**Challenge**. Leave out all pictures and return, exactly as written, the lines from the line containing "Convert this chart to matplotlib code." to the line containing "ax.set_ylim(-(H - 422.5) / 101, 422.5 / 101)", both ends kept.

**Raw data**.
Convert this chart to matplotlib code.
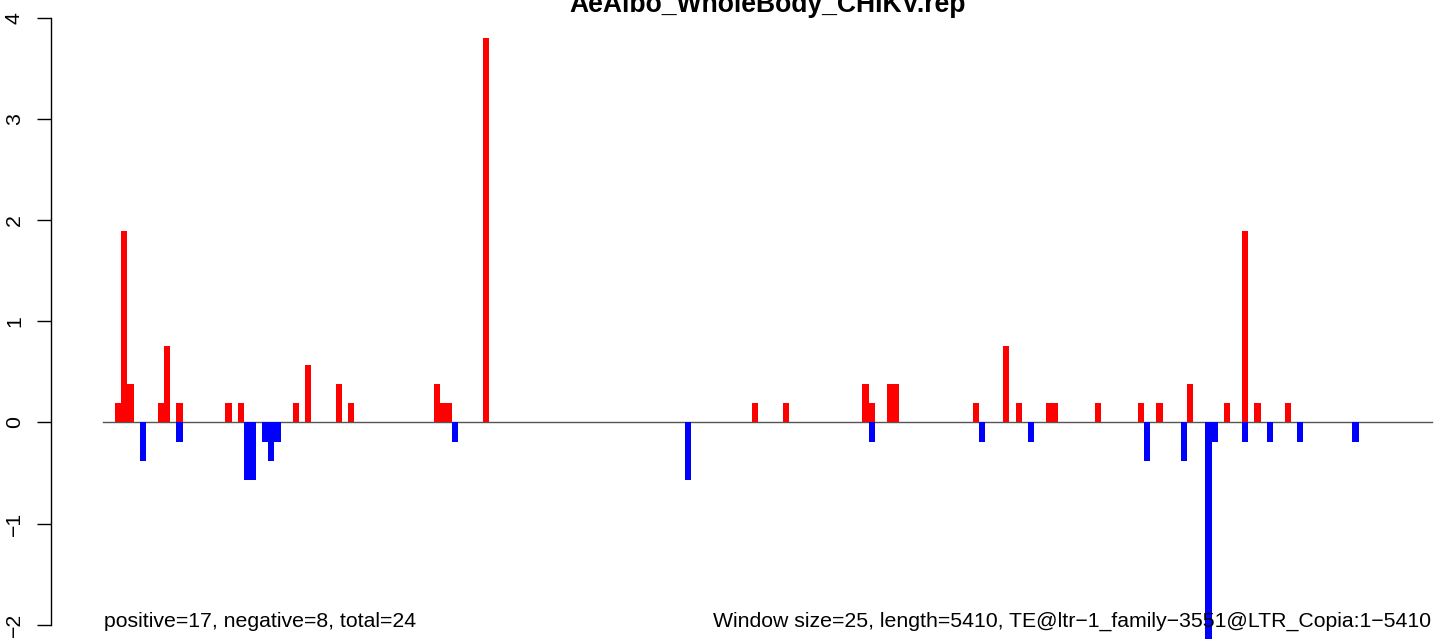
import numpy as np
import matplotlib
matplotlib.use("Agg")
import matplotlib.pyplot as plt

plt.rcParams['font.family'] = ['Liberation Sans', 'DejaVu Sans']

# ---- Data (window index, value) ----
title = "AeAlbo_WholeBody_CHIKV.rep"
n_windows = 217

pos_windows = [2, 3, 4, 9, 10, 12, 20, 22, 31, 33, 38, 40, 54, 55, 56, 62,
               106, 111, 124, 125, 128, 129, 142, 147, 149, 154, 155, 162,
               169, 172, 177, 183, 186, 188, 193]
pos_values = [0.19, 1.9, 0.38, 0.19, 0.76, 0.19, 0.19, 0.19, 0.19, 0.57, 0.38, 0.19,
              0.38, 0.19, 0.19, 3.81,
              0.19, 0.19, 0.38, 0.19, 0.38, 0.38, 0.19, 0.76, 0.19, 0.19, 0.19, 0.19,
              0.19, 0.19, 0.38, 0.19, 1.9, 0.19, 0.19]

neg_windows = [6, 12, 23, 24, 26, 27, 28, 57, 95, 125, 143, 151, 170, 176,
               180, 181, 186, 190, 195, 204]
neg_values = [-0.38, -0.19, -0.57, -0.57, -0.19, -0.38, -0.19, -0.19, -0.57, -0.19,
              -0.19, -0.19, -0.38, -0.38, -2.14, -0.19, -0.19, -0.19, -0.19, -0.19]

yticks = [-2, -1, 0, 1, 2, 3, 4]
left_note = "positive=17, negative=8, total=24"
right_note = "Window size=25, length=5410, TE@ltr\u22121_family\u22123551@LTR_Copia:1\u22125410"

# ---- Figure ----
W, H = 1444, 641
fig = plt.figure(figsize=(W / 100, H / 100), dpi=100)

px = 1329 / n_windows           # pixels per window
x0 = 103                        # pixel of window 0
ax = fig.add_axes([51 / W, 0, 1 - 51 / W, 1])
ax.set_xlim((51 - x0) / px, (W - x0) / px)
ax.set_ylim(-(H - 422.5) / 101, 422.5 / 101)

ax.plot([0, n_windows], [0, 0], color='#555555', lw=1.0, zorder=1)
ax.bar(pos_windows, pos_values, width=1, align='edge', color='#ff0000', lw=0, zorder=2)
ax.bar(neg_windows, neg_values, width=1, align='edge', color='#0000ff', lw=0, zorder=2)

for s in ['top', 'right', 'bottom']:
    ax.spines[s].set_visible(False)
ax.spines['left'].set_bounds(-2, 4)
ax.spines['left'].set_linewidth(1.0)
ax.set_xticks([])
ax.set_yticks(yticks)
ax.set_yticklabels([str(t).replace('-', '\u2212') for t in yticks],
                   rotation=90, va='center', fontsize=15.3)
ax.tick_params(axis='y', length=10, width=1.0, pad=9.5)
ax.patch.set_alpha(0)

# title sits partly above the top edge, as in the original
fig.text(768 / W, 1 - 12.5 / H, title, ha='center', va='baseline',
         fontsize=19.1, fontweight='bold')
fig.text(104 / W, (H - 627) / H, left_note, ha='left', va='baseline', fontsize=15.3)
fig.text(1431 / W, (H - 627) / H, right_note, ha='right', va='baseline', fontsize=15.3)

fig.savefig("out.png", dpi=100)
* * *
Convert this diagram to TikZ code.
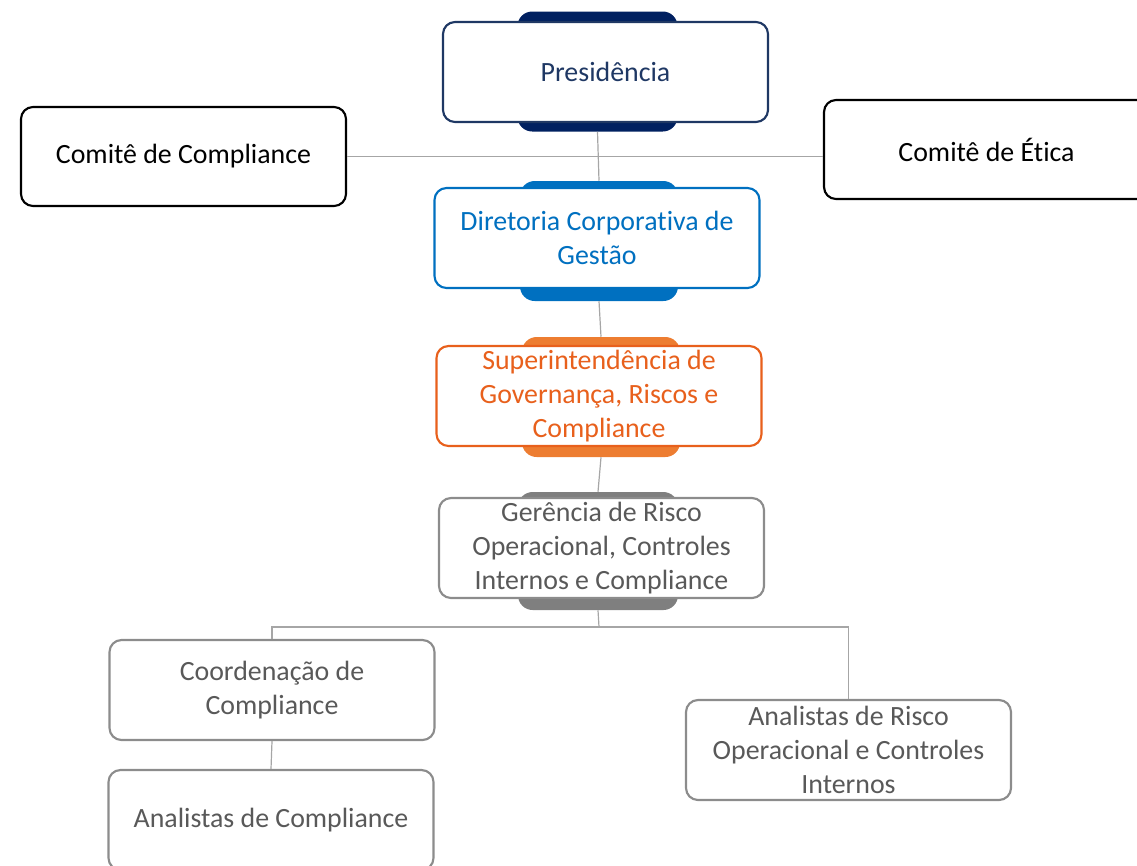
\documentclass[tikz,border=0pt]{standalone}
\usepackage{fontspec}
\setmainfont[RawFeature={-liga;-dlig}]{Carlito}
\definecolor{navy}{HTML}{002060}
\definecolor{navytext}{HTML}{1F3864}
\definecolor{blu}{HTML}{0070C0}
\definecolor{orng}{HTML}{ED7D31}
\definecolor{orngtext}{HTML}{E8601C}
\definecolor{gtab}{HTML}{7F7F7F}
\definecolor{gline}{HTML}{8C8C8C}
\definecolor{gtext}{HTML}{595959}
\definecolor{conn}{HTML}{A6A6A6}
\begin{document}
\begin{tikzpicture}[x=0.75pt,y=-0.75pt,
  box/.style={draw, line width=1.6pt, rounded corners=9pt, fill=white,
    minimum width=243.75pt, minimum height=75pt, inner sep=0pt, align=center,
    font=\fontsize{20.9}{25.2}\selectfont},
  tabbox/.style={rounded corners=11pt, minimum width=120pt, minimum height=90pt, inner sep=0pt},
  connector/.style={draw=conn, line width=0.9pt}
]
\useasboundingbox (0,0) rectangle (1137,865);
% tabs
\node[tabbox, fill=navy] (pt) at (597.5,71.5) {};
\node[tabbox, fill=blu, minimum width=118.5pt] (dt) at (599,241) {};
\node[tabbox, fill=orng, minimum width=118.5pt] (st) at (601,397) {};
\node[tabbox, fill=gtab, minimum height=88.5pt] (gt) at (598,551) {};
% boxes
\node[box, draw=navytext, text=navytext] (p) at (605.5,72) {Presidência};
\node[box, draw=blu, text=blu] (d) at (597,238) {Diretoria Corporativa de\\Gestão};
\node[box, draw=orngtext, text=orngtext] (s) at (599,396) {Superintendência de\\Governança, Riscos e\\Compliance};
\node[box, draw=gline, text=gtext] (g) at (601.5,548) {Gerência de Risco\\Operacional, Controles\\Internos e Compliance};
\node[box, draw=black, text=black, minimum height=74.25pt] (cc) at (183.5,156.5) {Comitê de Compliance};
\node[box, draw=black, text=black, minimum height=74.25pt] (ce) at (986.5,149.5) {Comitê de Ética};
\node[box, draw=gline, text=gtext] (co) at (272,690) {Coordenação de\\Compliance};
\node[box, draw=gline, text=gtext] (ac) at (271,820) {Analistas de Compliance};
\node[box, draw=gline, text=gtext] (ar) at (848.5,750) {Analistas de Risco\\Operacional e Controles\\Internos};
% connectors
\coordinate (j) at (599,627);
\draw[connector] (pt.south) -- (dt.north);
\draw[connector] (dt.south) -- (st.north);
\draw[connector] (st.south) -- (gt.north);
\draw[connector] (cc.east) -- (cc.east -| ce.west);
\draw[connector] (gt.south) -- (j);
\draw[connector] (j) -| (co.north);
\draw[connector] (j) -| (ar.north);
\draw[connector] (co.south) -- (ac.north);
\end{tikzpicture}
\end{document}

**Task answer**.
Convert this chart to matplotlib code.
import numpy as np
import matplotlib
matplotlib.use("Agg")
import matplotlib.pyplot as plt

plt.rcParams['font.family'] = ['Liberation Sans', 'DejaVu Sans']

# ---- Data (window index, value) ----
title = "AeAlbo_WholeBody_CHIKV.rep"
n_windows = 217

pos_windows = [2, 3, 4, 9, 10, 12, 20, 22, 31, 33, 38, 40, 54, 55, 56, 62,
               106, 111, 124, 125, 128, 129, 142, 147, 149, 154, 155, 162,
               169, 172, 177, 183, 186, 188, 193]
pos_values = [0.19, 1.9, 0.38, 0.19, 0.76, 0.19, 0.19, 0.19, 0.19, 0.57, 0.38, 0.19,
              0.38, 0.19, 0.19, 3.81,
              0.19, 0.19, 0.38, 0.19, 0.38, 0.38, 0.19, 0.76, 0.19, 0.19, 0.19, 0.19,
              0.19, 0.19, 0.38, 0.19, 1.9, 0.19, 0.19]

neg_windows = [6, 12, 23, 24, 26, 27, 28, 57, 95, 125, 143, 151, 170, 176,
               180, 181, 186, 190, 195, 204]
neg_values = [-0.38, -0.19, -0.57, -0.57, -0.19, -0.38, -0.19, -0.19, -0.57, -0.19,
              -0.19, -0.19, -0.38, -0.38, -2.14, -0.19, -0.19, -0.19, -0.19, -0.19]

yticks = [-2, -1, 0, 1, 2, 3, 4]
left_note = "positive=17, negative=8, total=24"
right_note = "Window size=25, length=5410, TE@ltr\u22121_family\u22123551@LTR_Copia:1\u22125410"

# ---- Figure ----
W, H = 1444, 641
fig = plt.figure(figsize=(W / 100, H / 100), dpi=100)

px = 1329 / n_windows           # pixels per window
x0 = 103                        # pixel of window 0
ax = fig.add_axes([51 / W, 0, 1 - 51 / W, 1])
ax.set_xlim((51 - x0) / px, (W - x0) / px)
ax.set_ylim(-(H - 422.5) / 101, 422.5 / 101)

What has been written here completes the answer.